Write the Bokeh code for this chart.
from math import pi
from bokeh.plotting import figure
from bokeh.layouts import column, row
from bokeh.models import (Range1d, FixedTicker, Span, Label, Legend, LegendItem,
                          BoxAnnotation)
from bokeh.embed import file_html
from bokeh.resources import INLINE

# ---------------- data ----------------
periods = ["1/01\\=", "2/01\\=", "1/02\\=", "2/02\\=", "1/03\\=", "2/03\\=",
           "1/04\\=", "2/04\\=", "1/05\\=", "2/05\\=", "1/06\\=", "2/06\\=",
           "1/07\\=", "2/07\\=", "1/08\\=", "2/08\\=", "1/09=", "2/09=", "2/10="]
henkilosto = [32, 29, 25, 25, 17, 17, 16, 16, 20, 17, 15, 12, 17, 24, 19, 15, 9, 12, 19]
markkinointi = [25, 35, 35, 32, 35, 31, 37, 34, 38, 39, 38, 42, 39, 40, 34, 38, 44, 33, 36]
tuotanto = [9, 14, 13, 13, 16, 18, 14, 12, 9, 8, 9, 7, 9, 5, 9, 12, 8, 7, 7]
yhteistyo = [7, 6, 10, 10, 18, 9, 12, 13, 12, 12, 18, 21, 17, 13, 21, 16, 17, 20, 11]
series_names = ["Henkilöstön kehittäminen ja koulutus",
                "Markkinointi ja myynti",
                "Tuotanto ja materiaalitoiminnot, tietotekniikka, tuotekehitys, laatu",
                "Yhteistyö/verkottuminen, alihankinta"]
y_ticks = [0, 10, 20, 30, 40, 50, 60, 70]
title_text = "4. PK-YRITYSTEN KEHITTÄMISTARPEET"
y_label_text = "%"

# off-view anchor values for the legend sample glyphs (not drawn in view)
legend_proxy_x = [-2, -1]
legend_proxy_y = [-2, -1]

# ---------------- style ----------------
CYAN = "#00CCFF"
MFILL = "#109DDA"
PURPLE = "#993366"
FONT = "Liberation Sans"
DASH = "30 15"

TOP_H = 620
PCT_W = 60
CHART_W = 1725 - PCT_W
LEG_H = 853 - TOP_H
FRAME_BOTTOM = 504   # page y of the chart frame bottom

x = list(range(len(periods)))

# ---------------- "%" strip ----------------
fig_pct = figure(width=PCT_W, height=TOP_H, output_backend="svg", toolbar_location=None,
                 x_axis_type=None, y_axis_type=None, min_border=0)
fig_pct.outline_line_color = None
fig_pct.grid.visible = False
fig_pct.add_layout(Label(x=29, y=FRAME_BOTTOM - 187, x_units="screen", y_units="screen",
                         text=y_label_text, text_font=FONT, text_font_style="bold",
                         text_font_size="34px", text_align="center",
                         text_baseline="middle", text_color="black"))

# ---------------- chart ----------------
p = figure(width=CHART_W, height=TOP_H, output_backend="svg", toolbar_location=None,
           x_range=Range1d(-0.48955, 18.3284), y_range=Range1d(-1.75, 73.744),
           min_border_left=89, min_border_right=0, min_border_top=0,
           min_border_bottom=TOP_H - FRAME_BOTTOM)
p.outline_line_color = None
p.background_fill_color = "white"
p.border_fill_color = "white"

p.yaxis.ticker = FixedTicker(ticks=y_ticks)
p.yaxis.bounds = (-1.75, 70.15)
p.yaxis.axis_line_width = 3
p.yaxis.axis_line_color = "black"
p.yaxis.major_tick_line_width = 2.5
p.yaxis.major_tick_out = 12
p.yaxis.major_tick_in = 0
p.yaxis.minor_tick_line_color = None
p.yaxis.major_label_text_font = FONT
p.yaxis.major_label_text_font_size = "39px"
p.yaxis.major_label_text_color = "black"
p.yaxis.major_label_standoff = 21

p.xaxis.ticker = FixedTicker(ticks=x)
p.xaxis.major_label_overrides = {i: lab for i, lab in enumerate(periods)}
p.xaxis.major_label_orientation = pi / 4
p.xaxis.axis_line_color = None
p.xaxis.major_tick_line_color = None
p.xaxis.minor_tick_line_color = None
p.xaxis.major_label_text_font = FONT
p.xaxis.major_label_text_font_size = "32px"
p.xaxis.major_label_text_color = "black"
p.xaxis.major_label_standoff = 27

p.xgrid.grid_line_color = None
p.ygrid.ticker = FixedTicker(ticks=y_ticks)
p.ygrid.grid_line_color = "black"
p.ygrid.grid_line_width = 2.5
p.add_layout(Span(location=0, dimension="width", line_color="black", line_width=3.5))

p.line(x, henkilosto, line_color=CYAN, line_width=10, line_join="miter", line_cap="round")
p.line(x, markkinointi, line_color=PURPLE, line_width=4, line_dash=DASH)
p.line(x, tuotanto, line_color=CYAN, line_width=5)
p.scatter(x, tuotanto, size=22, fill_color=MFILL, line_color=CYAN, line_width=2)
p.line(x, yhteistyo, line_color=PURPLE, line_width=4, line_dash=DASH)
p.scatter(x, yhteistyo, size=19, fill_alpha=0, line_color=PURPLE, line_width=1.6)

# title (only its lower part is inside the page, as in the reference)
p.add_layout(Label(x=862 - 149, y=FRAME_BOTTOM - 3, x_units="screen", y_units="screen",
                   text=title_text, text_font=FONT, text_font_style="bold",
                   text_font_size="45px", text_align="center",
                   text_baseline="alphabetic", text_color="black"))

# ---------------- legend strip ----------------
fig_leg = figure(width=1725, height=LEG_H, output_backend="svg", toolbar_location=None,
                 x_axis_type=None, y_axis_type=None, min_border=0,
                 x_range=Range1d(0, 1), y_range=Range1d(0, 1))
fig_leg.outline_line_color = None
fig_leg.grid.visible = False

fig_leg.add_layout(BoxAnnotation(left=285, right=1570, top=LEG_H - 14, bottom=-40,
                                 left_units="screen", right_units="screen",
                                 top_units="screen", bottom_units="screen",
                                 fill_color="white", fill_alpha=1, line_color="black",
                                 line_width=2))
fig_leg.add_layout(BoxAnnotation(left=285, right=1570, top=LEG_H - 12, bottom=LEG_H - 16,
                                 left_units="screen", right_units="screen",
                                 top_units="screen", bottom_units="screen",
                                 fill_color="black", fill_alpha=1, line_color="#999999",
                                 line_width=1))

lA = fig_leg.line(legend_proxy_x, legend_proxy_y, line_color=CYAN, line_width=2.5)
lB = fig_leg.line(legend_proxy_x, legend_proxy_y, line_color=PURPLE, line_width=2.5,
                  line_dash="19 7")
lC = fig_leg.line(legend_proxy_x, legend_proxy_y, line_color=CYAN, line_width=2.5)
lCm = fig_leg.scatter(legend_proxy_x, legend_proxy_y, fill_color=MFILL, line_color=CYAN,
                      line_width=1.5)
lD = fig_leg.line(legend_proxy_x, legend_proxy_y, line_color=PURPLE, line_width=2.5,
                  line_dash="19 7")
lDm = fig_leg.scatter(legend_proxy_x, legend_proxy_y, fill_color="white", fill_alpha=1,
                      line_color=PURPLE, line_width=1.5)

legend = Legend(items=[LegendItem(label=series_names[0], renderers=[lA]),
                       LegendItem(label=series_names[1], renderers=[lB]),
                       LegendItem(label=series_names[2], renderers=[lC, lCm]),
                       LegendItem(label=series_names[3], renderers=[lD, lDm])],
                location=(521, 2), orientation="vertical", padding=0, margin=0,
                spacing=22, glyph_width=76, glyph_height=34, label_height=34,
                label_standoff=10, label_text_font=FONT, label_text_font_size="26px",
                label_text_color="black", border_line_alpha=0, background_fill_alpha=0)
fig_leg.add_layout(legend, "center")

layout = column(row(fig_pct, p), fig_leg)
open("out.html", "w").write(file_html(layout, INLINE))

···

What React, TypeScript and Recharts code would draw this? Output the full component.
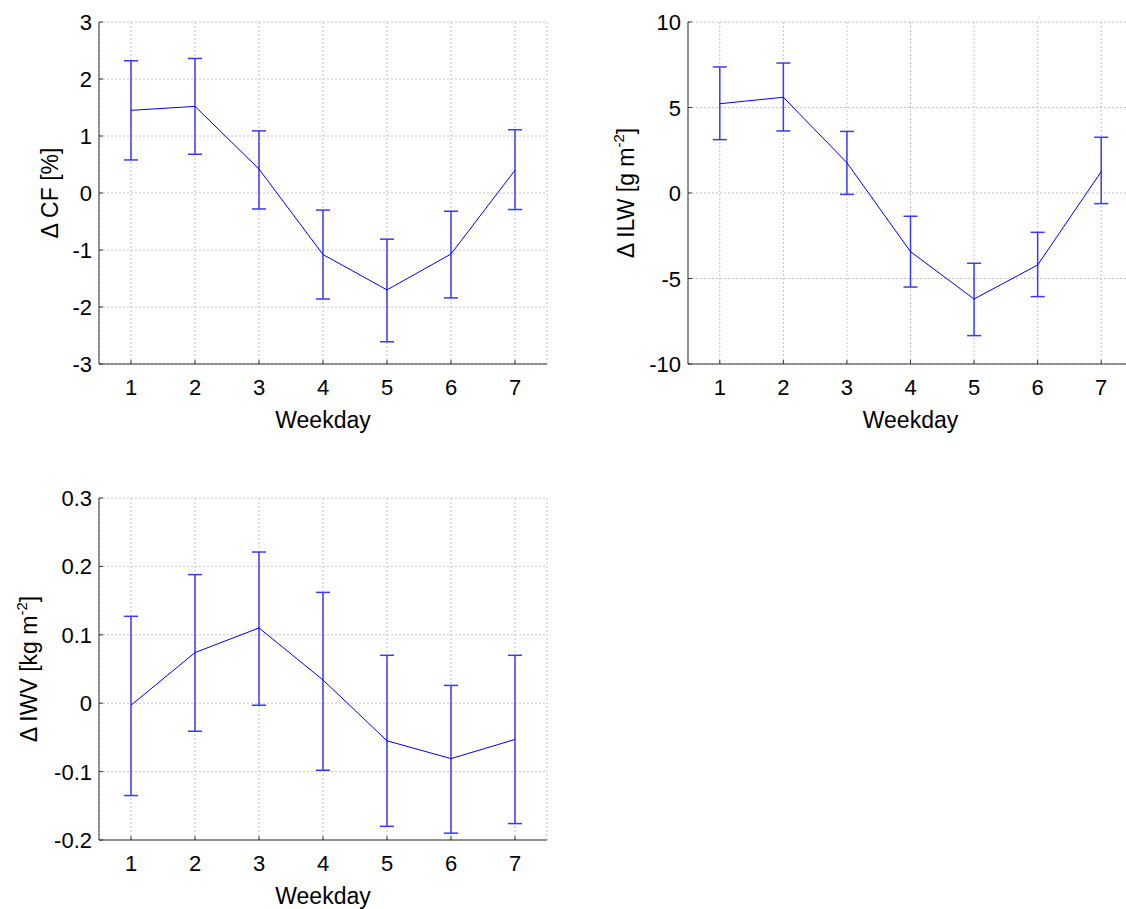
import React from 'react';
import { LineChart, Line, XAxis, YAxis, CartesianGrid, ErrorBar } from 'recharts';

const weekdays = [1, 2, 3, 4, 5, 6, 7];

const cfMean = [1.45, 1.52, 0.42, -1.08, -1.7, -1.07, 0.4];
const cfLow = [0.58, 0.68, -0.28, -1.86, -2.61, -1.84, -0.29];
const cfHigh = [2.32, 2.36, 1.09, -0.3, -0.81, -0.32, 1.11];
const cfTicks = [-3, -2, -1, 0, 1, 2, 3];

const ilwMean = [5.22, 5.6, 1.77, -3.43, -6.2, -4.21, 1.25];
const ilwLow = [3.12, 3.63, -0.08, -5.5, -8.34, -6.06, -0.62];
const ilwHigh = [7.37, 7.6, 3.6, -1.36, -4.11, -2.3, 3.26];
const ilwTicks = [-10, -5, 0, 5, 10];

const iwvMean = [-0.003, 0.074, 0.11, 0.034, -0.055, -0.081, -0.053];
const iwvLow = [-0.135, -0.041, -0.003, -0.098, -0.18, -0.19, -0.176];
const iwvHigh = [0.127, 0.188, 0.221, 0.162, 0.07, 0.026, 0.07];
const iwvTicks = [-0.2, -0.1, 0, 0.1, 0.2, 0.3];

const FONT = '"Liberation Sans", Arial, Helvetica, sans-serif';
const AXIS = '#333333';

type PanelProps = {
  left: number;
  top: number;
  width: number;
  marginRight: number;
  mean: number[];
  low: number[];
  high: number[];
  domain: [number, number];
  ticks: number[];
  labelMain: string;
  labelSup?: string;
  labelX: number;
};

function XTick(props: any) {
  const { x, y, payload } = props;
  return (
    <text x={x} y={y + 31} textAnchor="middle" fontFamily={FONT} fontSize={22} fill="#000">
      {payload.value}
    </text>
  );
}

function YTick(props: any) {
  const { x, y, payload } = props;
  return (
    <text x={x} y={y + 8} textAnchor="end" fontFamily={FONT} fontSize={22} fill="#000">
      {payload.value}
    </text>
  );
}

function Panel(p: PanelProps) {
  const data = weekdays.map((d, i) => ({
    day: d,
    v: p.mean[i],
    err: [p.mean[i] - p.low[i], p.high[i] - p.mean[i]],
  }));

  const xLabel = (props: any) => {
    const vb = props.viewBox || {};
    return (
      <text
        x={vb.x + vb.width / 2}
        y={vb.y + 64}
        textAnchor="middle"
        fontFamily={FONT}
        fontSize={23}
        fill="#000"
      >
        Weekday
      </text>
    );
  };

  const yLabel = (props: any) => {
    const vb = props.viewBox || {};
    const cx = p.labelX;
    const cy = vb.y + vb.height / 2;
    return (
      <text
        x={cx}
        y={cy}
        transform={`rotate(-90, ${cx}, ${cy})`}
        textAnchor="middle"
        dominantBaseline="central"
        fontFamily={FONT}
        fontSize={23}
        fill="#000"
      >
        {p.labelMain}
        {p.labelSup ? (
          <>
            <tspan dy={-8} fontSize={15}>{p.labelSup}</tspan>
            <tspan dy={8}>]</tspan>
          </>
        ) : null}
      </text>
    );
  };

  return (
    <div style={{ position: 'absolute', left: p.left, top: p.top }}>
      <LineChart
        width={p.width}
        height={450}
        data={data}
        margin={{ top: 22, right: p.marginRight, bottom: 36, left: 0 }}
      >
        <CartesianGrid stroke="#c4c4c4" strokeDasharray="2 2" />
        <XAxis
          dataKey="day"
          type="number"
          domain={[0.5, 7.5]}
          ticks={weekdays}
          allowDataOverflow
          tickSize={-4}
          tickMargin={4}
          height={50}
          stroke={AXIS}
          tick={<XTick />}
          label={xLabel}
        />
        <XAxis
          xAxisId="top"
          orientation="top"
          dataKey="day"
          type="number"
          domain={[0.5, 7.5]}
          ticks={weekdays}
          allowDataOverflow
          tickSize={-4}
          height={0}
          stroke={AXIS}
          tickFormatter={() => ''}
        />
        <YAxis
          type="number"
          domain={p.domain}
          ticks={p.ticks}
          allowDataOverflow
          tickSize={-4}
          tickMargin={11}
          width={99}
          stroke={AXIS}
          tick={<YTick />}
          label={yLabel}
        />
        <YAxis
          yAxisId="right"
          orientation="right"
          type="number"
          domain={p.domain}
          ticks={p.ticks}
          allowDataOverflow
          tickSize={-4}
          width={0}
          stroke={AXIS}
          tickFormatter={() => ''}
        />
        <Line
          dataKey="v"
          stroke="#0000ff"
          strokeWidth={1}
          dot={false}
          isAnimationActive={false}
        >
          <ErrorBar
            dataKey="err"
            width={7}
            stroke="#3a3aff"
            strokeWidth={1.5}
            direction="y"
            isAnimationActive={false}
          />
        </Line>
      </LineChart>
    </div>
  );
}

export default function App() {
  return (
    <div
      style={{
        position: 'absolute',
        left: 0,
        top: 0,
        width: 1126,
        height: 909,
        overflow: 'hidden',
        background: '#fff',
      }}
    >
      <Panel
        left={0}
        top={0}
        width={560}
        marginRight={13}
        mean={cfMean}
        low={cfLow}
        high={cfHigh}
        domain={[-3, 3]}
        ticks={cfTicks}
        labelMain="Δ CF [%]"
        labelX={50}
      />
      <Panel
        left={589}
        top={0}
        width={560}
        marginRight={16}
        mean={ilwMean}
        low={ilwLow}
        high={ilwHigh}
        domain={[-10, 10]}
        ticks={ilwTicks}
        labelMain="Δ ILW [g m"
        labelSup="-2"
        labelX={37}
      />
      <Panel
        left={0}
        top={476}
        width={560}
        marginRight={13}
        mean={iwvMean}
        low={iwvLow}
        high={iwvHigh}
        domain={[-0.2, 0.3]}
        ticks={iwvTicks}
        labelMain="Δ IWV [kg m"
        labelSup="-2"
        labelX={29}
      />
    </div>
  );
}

···

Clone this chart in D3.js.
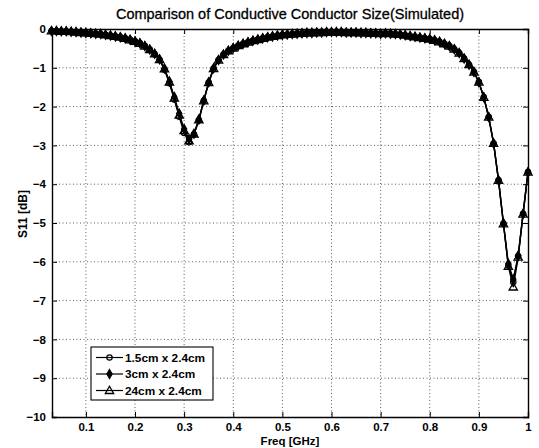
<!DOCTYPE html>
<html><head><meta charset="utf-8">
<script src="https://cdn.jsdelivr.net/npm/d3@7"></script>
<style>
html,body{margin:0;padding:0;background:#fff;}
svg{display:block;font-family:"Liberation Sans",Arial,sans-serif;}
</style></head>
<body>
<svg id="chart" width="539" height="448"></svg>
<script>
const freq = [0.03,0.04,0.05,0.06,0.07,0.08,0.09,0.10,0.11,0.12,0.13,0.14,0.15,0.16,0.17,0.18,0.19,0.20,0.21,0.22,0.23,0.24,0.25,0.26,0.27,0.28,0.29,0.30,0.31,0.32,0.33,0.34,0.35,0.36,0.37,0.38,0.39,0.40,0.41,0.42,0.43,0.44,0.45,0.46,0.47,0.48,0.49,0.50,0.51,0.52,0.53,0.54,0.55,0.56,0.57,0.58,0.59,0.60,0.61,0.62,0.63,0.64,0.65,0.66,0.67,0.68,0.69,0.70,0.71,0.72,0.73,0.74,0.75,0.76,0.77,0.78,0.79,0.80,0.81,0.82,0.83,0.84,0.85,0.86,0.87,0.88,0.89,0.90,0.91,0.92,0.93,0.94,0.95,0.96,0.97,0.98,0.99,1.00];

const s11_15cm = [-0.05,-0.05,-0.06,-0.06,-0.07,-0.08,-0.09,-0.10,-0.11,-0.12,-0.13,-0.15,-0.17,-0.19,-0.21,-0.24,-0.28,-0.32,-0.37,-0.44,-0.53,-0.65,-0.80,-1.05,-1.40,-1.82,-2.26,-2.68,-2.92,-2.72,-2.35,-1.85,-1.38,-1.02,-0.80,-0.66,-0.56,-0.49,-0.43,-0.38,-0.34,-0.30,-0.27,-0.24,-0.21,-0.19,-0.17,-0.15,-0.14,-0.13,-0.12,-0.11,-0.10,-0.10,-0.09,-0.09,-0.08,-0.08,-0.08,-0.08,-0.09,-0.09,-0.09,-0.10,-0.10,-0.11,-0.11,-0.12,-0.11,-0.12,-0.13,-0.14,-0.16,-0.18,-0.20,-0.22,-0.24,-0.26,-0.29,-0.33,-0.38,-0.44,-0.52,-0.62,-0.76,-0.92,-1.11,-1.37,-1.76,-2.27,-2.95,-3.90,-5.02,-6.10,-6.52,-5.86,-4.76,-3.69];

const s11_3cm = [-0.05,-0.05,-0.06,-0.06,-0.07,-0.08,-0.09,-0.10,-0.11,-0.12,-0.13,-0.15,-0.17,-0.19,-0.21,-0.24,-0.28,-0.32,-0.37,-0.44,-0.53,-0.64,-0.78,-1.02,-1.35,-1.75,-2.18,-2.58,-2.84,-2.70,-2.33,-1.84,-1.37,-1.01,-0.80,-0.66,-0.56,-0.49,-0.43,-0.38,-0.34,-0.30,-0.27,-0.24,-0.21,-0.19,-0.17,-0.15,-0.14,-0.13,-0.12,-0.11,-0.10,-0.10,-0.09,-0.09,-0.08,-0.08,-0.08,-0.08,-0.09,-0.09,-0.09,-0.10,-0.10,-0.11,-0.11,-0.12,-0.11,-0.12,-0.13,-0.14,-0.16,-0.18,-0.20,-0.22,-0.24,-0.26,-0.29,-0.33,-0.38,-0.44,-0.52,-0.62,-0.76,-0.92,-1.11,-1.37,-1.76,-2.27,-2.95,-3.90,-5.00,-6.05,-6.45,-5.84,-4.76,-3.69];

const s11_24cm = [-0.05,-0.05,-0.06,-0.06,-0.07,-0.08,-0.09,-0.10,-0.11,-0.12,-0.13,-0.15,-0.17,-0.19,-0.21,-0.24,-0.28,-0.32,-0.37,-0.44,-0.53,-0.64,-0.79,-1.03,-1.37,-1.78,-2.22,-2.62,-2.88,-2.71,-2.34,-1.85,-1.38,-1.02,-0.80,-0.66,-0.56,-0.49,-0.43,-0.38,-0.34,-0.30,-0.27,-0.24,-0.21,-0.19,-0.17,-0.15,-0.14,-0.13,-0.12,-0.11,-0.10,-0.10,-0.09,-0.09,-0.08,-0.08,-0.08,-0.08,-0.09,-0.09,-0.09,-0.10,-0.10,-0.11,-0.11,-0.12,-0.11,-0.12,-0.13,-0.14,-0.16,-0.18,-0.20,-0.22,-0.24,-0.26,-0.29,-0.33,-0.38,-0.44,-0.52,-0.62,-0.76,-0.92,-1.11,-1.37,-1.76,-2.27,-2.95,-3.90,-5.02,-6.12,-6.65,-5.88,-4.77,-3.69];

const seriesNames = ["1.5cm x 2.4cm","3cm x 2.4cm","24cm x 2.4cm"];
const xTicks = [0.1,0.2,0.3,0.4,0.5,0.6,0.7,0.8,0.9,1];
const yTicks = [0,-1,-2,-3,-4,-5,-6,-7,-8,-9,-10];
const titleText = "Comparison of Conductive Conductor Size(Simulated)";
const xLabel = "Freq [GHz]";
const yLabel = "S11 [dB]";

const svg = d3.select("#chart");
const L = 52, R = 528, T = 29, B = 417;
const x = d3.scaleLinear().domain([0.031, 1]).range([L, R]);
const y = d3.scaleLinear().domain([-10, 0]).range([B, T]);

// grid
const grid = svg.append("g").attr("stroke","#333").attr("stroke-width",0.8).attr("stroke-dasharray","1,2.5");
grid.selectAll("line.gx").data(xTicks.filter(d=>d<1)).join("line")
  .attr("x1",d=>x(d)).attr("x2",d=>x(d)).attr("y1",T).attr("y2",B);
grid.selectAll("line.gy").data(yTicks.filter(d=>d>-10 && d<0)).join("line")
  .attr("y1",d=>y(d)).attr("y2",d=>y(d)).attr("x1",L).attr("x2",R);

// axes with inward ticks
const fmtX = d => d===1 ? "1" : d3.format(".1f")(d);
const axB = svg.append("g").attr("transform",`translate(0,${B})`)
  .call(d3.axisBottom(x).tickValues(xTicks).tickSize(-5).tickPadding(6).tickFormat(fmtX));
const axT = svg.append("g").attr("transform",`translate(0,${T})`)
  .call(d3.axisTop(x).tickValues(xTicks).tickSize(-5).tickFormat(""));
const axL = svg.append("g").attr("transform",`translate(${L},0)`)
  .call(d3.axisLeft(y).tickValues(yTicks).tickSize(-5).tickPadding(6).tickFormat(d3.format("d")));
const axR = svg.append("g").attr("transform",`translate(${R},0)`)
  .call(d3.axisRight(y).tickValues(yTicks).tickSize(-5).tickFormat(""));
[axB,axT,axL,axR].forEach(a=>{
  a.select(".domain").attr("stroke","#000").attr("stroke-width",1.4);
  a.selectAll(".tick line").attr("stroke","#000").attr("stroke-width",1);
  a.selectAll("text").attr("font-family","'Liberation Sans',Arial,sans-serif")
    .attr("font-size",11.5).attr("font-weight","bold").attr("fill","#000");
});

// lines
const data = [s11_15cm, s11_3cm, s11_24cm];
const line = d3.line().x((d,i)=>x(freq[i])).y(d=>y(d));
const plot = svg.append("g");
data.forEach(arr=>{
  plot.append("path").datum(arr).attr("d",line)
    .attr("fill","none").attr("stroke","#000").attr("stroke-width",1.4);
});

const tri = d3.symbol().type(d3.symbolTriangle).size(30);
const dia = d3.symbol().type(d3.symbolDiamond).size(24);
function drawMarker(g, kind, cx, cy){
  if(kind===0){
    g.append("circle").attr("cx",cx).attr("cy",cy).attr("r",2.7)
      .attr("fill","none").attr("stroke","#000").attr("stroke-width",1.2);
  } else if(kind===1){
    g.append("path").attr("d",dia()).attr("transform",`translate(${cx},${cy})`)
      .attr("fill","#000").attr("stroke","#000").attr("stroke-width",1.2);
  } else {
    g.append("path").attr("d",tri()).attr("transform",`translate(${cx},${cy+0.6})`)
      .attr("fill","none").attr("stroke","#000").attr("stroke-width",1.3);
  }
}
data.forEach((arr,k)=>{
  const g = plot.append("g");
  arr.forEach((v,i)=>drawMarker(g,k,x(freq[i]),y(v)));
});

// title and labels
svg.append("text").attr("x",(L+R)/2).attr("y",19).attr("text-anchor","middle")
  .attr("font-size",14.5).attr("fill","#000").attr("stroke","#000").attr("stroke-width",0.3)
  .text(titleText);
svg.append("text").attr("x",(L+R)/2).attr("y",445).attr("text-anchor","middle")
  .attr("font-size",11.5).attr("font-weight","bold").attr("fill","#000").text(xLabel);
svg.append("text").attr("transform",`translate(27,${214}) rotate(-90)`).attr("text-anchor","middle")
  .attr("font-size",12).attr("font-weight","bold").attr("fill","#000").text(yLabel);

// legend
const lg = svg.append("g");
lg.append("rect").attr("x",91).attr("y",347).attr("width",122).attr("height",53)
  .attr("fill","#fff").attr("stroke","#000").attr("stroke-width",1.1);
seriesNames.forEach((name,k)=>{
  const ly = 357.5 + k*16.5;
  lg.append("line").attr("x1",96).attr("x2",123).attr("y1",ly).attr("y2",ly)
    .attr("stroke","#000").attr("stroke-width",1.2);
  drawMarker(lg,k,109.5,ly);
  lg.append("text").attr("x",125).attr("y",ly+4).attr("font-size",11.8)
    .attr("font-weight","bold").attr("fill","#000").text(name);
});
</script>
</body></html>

···

Exercise description: Find each line in the records holding the string "React" and show it.

Exercise output:
What React, TypeScript and Recharts code would draw this? Output the full component.
import React from 'react';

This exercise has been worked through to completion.